# Wife sharing got wrong - need advice



## RightHandMan (Nov 3, 2014)

...


----------



## DoF (Mar 27, 2014)

What the hell is wrong with your? Seriously?

You cheat than you ask your wife to cheat, then you turn the table and say no?

Whenever it comes to sharing your partner you have to be REALLY detailed and set some boundaries, it seems like "pictures" was the boundary but it was kind of nonsense...wasn't it?

Even if you do everything perfect, most relationships fail in time......

You stacked the cards against yourself and your relationship.

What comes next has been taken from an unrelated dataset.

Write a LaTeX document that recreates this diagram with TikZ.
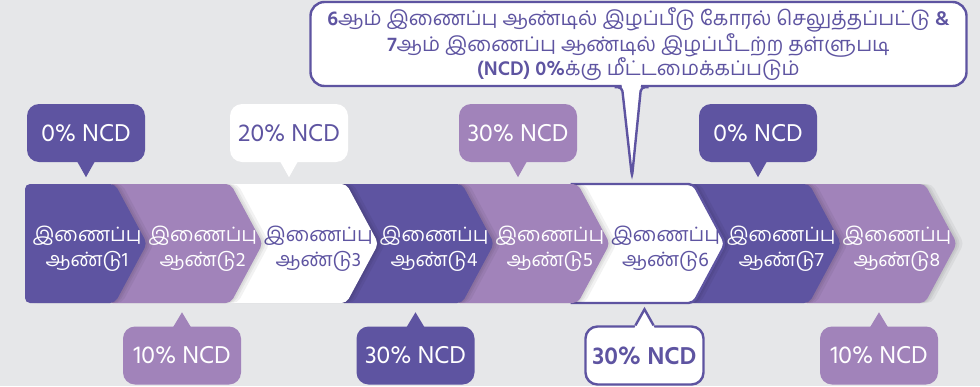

When you cheat, it's probably in your best interest to end relationship (even if your wife stays). Let's face it, she would've probably had that guy regardless if you approved or not....after all, you cheated, why shouldn't she?

You see how that works?

No advice for you sir other than good luck.


----------



## RightHandMan (Nov 3, 2014)

It looks like I have the wrong forum.

While I am not looking for justification - I was hoping to have a little constructive advise. 

I wish you well.


----------



## JustTired (Jan 22, 2012)

DoF said:


> What the hell is wrong with your? Seriously?
> 
> You cheat than you ask your wife to cheat, then you turn the table and say no?
> 
> ...


:iagree:

You sent some mixed messages to your wife. You sent her ALONE to have sex with another man. Now you're mad you didn't get any pictures? :slap:

I've got nothing for you, like DoF.


----------



## Cubby (Mar 28, 2012)

First of all, I would bet money that she and her young gym-buddy have been having sex for awhile. She's been hanging around this group for two years and since you already cheated three years ago, she's more likely to cross that boundary. That's just my guess.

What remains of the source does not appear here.